I Corinthians 11:31-32-

Hebrews 12:5-11-

Revelation 3:19-

II. The Instruction of the Word of God

Write down your observations of God's direction and wisdom in parenting and disciplining children. Again write out the definitions of any words you do not know using a dictionary. The older the dictionary you find the better.

Proverbs 13:24-

Proverbs 22:15-

Proverbs 23:13-

Proverbs 23:14-

Proverbs 29:15-

Proverbs 29:17-

(Add to this list sometime a study on Proverbs 17:21, 17:25, 19:13 and 28:7. Write out your observations on another sheet of paper.)

III. Further Instructions & Common Sense Regarding Child Discipline

1. Child abuse and child discipline are opposites. Discipline is an act of love and concern for the long run of a child's life. Abuse is an act of anger, aggression, disdain of hate.

2. Never discipline another persons child without the express permission or instruction of the child's parents to do so.

3. Never spank a child when angry. Make sure the child knows and understands what they did that was wrong and why they are being corrected. Do not surprise the child. Make it a planned event and something you do as a parent that is intentional and well thought out. Be calm and in control of yourself and emotions.

4. Never spank a child anywhere but on the glutemus maximus muscles (buttocks, rear end). Never hit a child on the face, neck, head, back, stomach, chest, front or back of the legs. These could cause injury to internal organs, brain or developing limbs. Never shake a child or grab them by the throat. Be careful when spanking the child that you do not come near the backbone as this is also is also developing at this stage in life.

5. Use a paddle of smooth wood that is not too thick and has a handle designed to fit your hand so it won't slip. Do not us a belt or razor strap as these may cause welts of open sores. Biblically a rod is a branch or stick or twig from a tree.

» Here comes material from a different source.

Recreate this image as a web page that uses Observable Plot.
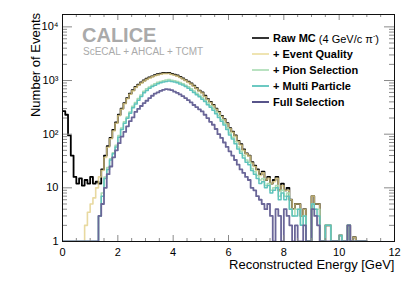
<!DOCTYPE html>
<html>
<head>
<meta charset="utf-8">
<script src="https://cdn.jsdelivr.net/npm/d3@7"></script>
<script src="https://cdn.jsdelivr.net/npm/@observablehq/plot@0.6"></script>
<style>
  html, body { margin: 0; padding: 0; background: #fff; }
  #wrap { position: relative; width: 415px; height: 281px; font-family: "Liberation Sans", Arial, Helvetica, sans-serif; }
  #calice { position: absolute; left: 82px; top: 28px; color: #aaa; font-weight: bold; font-size: 20px; line-height: 15px; }
  #calice-sub { position: absolute; left: 83px; top: 47px; color: #aaa; font-size: 10px; line-height: 10px; }
  #ytitle { position: absolute; left: 29px; top: 13px; font-size: 13px; line-height: 14px; writing-mode: vertical-rl; transform: rotate(180deg); color: #000; white-space: nowrap; }
  #legend { position: absolute; left: 252px; top: 30px; font-size: 11px; font-weight: bold; color: #000; }
  .row { display: flex; align-items: center; height: 16px; }
  .row svg { width: 18px; height: 6px; margin-right: 3px; }
  .row .n { font-weight: normal; }
</style>
</head>
<body>
<div id="wrap"></div>
<script>
// ---- data (0.1 GeV bins starting at 0.0 GeV) ----
const seriesNames = ["Raw MC", "+ Event Quality", "+ Pion Selection", "+ Multi Particle", "Full Selection"];

const rawMC = [
  270, 230, 95, 40, 16, 12, 15, 11, 14, 12,
  16, 12, 13, 12, 22, 40, 60, 85, 120, 165,
  230, 300, 380, 470, 570, 660, 760, 840, 920, 1000,
  1080, 1140, 1200, 1260, 1310, 1340, 1380, 1370, 1390, 1330,
  1290, 1240, 1170, 1100, 1020, 950, 880, 800, 720, 650,
  600, 520, 450, 400, 350, 300, 260, 220, 190, 160,
  130, 112, 95, 75, 65, 52, 44, 40, 30, 26,
  22, 18, 20, 14, 16, 12, 14, 16, 9, 12,
  9, 10, 6, 4, 5, 5, 3, 4, 0, 0,
  7, 5, 5, 0, 0, 2, 2, 0, 0, 0,
  1.3, 0, 0, 2, 0, 1.2, 0, 0, 0, 0
];
const eventQuality = [
  0, 0, 0, 0, 0, 0, 0, 0, 2, 3.5,
  5, 6.5, 10, 16, 21, 37, 57, 82, 115, 160,
  222, 292, 368, 458, 555, 640, 740, 815, 895, 975,
  1050, 1110, 1170, 1225, 1275, 1305, 1345, 1335, 1355, 1295,
  1255, 1210, 1140, 1070, 995, 925, 858, 780, 700, 635,
  585, 505, 438, 390, 340, 292, 253, 214, 185, 156,
  126, 109, 92, 73, 63, 50, 43, 39, 29, 25,
  21, 17, 19, 14, 15, 12, 13, 15, 9, 11,
  9, 9, 6, 4, 5, 5, 3, 4, 0, 0,
  7, 5, 5, 0, 0, 2, 2, 0, 0, 0,
  1.3, 0, 0, 2, 0, 1.2, 0, 0, 0, 0
];
const pionSelection = [
  0, 0, 0, 0, 0, 0, 0, 0, 0, 0,
  0, 0, 0, 3, 8, 16, 24, 35, 45, 62,
  95, 130, 170, 210, 260, 330, 390, 460, 540, 630,
  700, 760, 820, 875, 925, 960, 995, 1020, 1040, 1010,
  990, 960, 920, 875, 820, 765, 700, 640, 580, 530,
  480, 430, 380, 340, 300, 258, 222, 188, 160, 132,
  105, 88, 72, 58, 48, 40, 33, 30, 23, 20,
  17, 14, 15, 11, 12, 9, 10, 11, 7, 9,
  7, 8, 4, 3, 4, 4, 2, 3, 0, 0,
  5, 4, 4, 0, 0, 2, 2, 0, 0, 0,
  1.3, 0, 0, 2, 0, 0, 0, 0, 0, 0
];
const multiParticle = [
  0, 0, 0, 0, 0, 0, 0, 0, 0, 0,
  0, 0, 0, 3, 7, 15, 22, 33, 43, 58,
  88, 122, 160, 198, 245, 310, 365, 430, 505, 590,
  655, 715, 770, 820, 870, 905, 940, 960, 980, 955,
  935, 905, 865, 825, 770, 720, 660, 600, 545, 500,
  450, 405, 355, 318, 280, 240, 205, 175, 148, 122,
  97, 81, 66, 53, 44, 36, 30, 27, 21, 18,
  15, 12, 13, 10, 11, 8, 9, 10, 6, 8,
  6, 7, 4, 3, 3, 4, 2, 3, 0, 0,
  5, 4, 3, 0, 0, 2, 2, 0, 0, 0,
  1.3, 0, 0, 2, 0, 0, 0, 0, 0, 0
];
const fullSelection = [
  0, 0, 0, 0, 0, 0, 0, 0, 0, 0,
  0, 0, 0, 3, 5, 10, 18, 25, 37, 50,
  68, 90, 110, 140, 175, 205, 260, 295, 335, 380,
  420, 470, 520, 570, 600, 640, 670, 690, 680, 660,
  620, 590, 550, 510, 470, 430, 390, 350, 320, 290,
  265, 230, 200, 170, 150, 125, 100, 85, 70, 58,
  48, 40, 33, 27, 22, 19, 16, 14, 10, 9,
  7, 6, 5, 4, 5, 3, 0, 4, 3, 0,
  4, 3, 2, 0, 2, 0, 0, 2, 0, 0,
  4, 3, 2, 0, 0, 0, 0, 0, 0, 0,
  0, 0, 0, 2, 0, 0, 0, 0, 0, 0
];

const xTicks = [0, 2, 4, 6, 8, 10, 12];
const xMinorTicks = [0.5, 1, 1.5, 2.5, 3, 3.5, 4.5, 5, 5.5, 6.5, 7, 7.5, 8.5, 9, 9.5, 10.5, 11, 11.5];
const yTicks = [1, 10, 100, 1000, 10000];
const yTickLabels = ["1", "10", "10\u00B2", "10\u00B3", "10\u2074"];
const yMinorTicks = [2,3,4,5,6,7,8,9,20,30,40,50,60,70,80,90,200,300,400,500,600,700,800,900,2000,3000,4000,5000,6000,7000,8000,9000];

// ---- build ----
const binWidth = 0.1;
const allSeries = [rawMC, eventQuality, pionSelection, multiParticle, fullSelection];
const colors = ["#000000", "#e2d088", "#a9dcb3", "#5fc3bc", "#6a6698"];
const widths = [1.8, 1.6, 1.5, 1.5, 1.8];
const opac = [1, 0.8, 1, 1, 1];

function histPoints(vals) {
  const pts = vals.map((v, i) => ({x: i * binWidth, y: Math.max(v, 1)}));
  pts.push({x: vals.length * binWidth, y: Math.max(vals[vals.length - 1], 1)});
  return pts;
}

const W = 415, H = 281, mL = 62, mR = 21, mT = 14, mB = 40;
const fw = W - mL - mR, fh = H - mT - mB;
const font = '"Liberation Sans", Arial, Helvetica, sans-serif';
const tickColor = "#8a8a8a";

const marks = [];
allSeries.forEach((vals, k) => {
  marks.push(Plot.line(histPoints(vals), {x: "x", y: "y", curve: "step-after", stroke: colors[k], strokeWidth: widths[k], strokeOpacity: opac[k], clip: true}));
});
marks.push(
  Plot.tickX(xTicks, {x: d => d, stroke: tickColor, insetTop: fh - 6}),
  Plot.tickX(xMinorTicks, {x: d => d, stroke: tickColor, insetTop: fh - 3}),
  Plot.tickX(xTicks, {x: d => d, stroke: tickColor, insetBottom: fh - 6}),
  Plot.tickX(xMinorTicks, {x: d => d, stroke: tickColor, insetBottom: fh - 3}),
  Plot.tickY(yTicks, {y: d => d, stroke: tickColor, insetRight: fw - 10}),
  Plot.tickY(yMinorTicks, {y: d => d, stroke: tickColor, insetRight: fw - 5}),
  Plot.tickY(yTicks, {y: d => d, stroke: tickColor, insetLeft: fw - 10}),
  Plot.tickY(yMinorTicks, {y: d => d, stroke: tickColor, insetLeft: fw - 5}),
  Plot.frame({stroke: "#111", strokeWidth: 1}),
  Plot.text(xTicks, {x: d => d, text: d => String(d), frameAnchor: "bottom", dy: 11, lineAnchor: "middle", fontSize: 11, fill: "#000"}),
  Plot.text(yTicks, {y: d => d, text: (d, i) => yTickLabels[i], frameAnchor: "left", textAnchor: "end", dx: -4, fontSize: 11, fill: "#000"}),
  Plot.text(["Reconstructed Energy [GeV]"], {frameAnchor: "bottom-right", textAnchor: "end", lineAnchor: "bottom", dy: 27, fontSize: 13, fill: "#000"})
);

const chart = Plot.plot({
  width: W, height: H,
  marginLeft: mL, marginRight: mR, marginTop: mT, marginBottom: mB,
  style: {fontFamily: font, background: "#fff", overflow: "visible"},
  x: {domain: [0, 12], axis: null},
  y: {type: "log", domain: [1, 17000], axis: null},
  marks
});

const wrap = document.getElementById("wrap");
wrap.appendChild(chart);

const ytitle = document.createElement("div");
ytitle.id = "ytitle"; ytitle.textContent = "Number of Events";
wrap.appendChild(ytitle);

const calice = document.createElement("div");
calice.id = "calice"; calice.textContent = "CALICE";
wrap.appendChild(calice);
const sub = document.createElement("div");
sub.id = "calice-sub"; sub.textContent = "ScECAL + AHCAL + TCMT";
wrap.appendChild(sub);

const legendColors = ["#333333", "#efe4b2", "#b9e2c1", "#6cc9c2", "#57548a"];
const legend = document.createElement("div");
legend.id = "legend";
seriesNames.forEach((name, k) => {
  const row = document.createElement("div");
  row.className = "row";
  row.innerHTML = `<svg viewBox="0 0 18 6"><line x1="0" x2="17" y1="3" y2="3" stroke="${legendColors[k]}" stroke-width="2"/></svg><span>${name}</span>` +
    (k === 0 ? `<span class="n">&nbsp;(4 GeV/c &pi;<sup style="font-size:7px">-</sup>)</span>` : "");
  legend.appendChild(row);
});
wrap.appendChild(legend);
</script>
</body>
</html>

6. Try not to use your hands. Reserve these as instruments of love. Only use your hand to slap the back of a child's hand after you have carefully told them not to touch something or throw food on the floor, etc. Never surprise the child with a strike. They will fear you the wrong way.

7. Proper discipline trains the mind of the child that the crime is not worth the correction. You have not disciplined the child enough or incorrectly if they keep committing the crime. When a child begins to make right decisions based on the principle: "The crime is not worth the correction", we call that character. We have been successful in our discipline. We have corrected the child. It's not corporal punishment, but corporal correction we are aiming for.

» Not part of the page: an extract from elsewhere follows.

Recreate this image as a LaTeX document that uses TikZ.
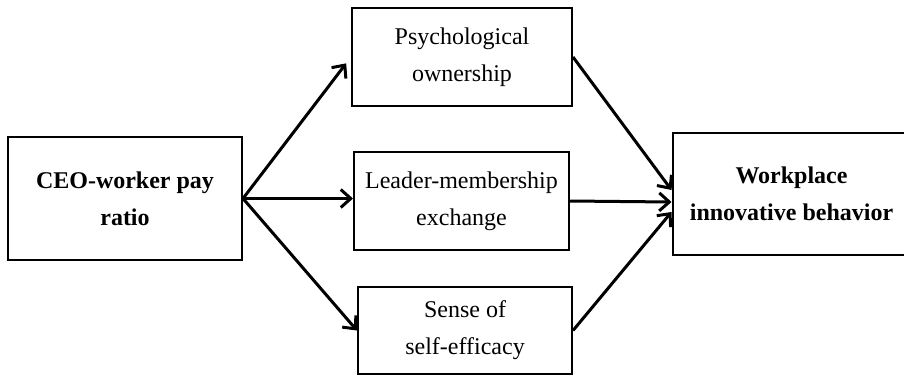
\documentclass[tikz,border=0pt]{standalone}
\usepackage{fontspec}
\setmainfont{Liberation Serif}
\usetikzlibrary{arrows.meta}

\begin{document}
\begin{tikzpicture}[x=0.5pt, y=-0.5pt,
    box/.style={draw, rectangle, line width=1pt, align=center, inner sep=0pt, font=\fontsize{12}{18.5}\selectfont},
    keybox/.style={box, font=\fontsize{12}{18.5}\selectfont\bfseries},
    link/.style={-{Straight Barb[length=5pt,width=9pt]}, line width=1.5pt}]
    \useasboundingbox (0,0) rectangle (904,376);

    \node [keybox, minimum width=117pt, minimum height=61.5pt] (ceo) at (125,198.5) {CEO-worker pay \\ ratio};
    \node [box, minimum width=110pt, minimum height=49pt] (po) at (462,57) {Psychological \\ ownership};
    \node [box, minimum width=107.5pt, minimum height=49pt] (lmx) at (461.5,201) {Leader-membership \\ exchange};
    \node [box, minimum width=107pt, minimum height=43.5pt] (sse) at (465,330.5) {Sense of \\ self-efficacy};
    \node [keybox, minimum width=119pt, minimum height=61pt] (wib) at (791.5,194) {Workplace \\ innovative behavior};

    % paths from the predictor to the mediators
    \draw [link, shorten >=4pt] (ceo.east) -- (po.west);
    \draw [link] (ceo.east) -- (ceo.east -| lmx.west);
    \draw [link] (ceo.east) -- (sse.west);
    % paths from the mediators to the outcome
    \draw [link] (po.east) -- ([yshift=2pt]wib.west);
    \draw [link] (lmx.east) -- ([yshift=-4pt]wib.west);
    \draw [link] (sse.east) -- ([yshift=-9pt]wib.west);
\end{tikzpicture}
\end{document}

8. Parenting is more love than it is spanking (although spanking is part of love). But if you find yourself constantly spanking the child over and over again for the same crime there is something wrong in your parenting. Stop! You are doing something wrong. You are either "under-loving" the child or "over-disciplining" the child or improperly disciplining him. Proper discipline and parenting should not discourage a child or make them angry, but broken in will and spirit. They should know and be told that you love them and be told so and also told that this is why you are correcting them.

Ephesians 6:4-

Colossians 3:21-

9. Never permit a child to say "No" to you as a parent. This is neither cute nor funny. This is rebellion, period. Nip it in the bud. Stop it immediately. Spank them as often as is needed until their character tells them, "I'm not going to say 'no' to my parents anymore, it's not worth it." Demand and expect instant obedience. 10. Spank the child on the bare bottom if possible. At least remove the diaper if they are small. There is usually enough power in the snap of an adults wrist to administer a spank that will not be forgotten soon. You do not have to take a full swing like with a tennis racket. Make sure their hands are out of the way. Have them bend over your knee or against a table or chair. Let the number of spanks be done one at a time and deliberately, not fast and furious. Let them "soak in" one at a time. The object is to SAFELY inflict enough pain so the child will decide they will not commit the crime again.

REMEMBER: Successful child discipline is to break the child's will without destroying the child's spirit. It is training our child's mind to instinctively make the right decisions when faced with the prospect of doing wrong.